Aquí hay millones de trabajos

mal pagados hay muchísimo dinero

en otras cuentas

hay edificios nuevos cada semana

que atrapan a la gente detrás de cada puerta.

Si sueno triste es tal vez por la nostalgia del que extraña la patria, la familia y el

todo,

por el frío que entumece más los huesos cada año,

por la lista de las cosas por comprar que crece como niño bien alimentado,

por los problemas que cada día me visitan sin invitarlos.

Estoy bien, sobrevivo día a día arreglándomelas sola,

no sientas pena, viejita, aquí la vida es perfecta…»

           Esa combinación en la voz narrativa, la de «mujer puertorriqueña marcada por su isla patriarcal y ahora en el exilio», puede deprimirme a veces, pero también me construye. Me ayuda a aceptarme. A conocerme. Me acompaña. Me dice que debe haber una razón para haber nacido en una isla contagiada sin remedio de machismo, que controla a sus mujeres desde niñas. Que por algo caminamos por la isla con un blanco de tiro en el pecho, tanto así que esto que describo ya ha sido declarado «oficialmente» una emergencia nacional, lo cual no cambia nada, pero confirma el problema. No estamos locas.

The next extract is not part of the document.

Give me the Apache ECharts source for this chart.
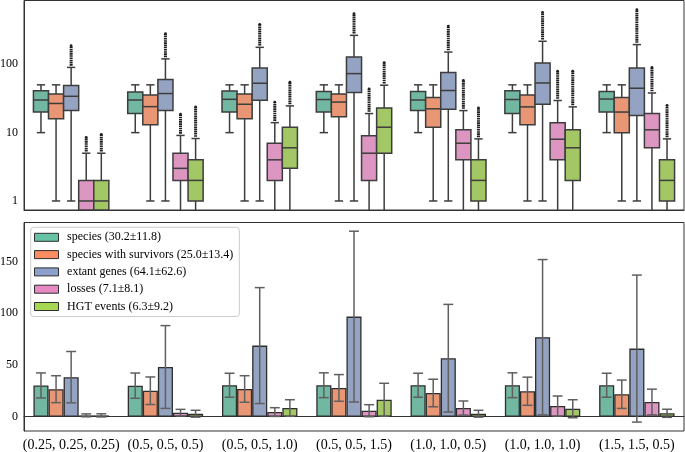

          Hay una cosa más que Johanny Vázquez Paz logra con su poesía: me obliga a revisar mi visión del amor al «enemigo» y hasta mi heterosexualidad. Separa a hombre de machos y me dice que no tengo que vivir en guerra. Esto lo hace en todos sus libros, pero primordialmente en Querido Voyeur (Torremozas, 2012), al que pertenecen estas líneas del poema «Habitante en tus manos»:

«Voy a tirarme al mar para que traces mi espalda en tu lienzo. El cuerpo entero meteré en su boca. De cabeza entraré con los ojos abiertos. Dejaré que la ola desahogue su odio».

           Fue fortalecedor ver que esos versos no tenían por qué pelearse con la realidad de vivir en un país, y sí, también en un mundo, un globo terráqueo, depredador:

          «… estoy segura de que, por cada 5 mujeres que hablan, cien se callan. De todos modos, es importante hablar porque leyendo artículos sobre estos casos yo recordé muchísimos incidentes que había escondido en el fondo del baúl de la memoria. Es deprimente darse cuenta de que desde niña/o hay hombres adultos a tu alrededor que te miran como un objeto deseado de sus perversiones sexuales».

          Y así me voy reconciliando con la realidad. Con como esa realidad me ha formado. Con cómo esta poesía me cura, me redime y me arma para la lucha con herramientas que no tenía: valor, y una imagen clara de mí misma como mujer puertorriqueña, independiente de esa sociedad y sus hombres, sobreviviente del lado oscuro de su cultura, y de su propio corazón que sigue amando a su isla a pesar de todo.

 

 

Libros citados en este ensayo:

-Poemas Callejeros (Edición bilingüe, Mayapple, 2007)

-Querido Voyeur (Torremozas, 2012)

-Sagrada Familia (Isla Negra, 2014)

Ofrezco mi corazón como una diana (Akashic, 2019, edición bilingüe ganadora del prestigioso Premio Paz de poesía.)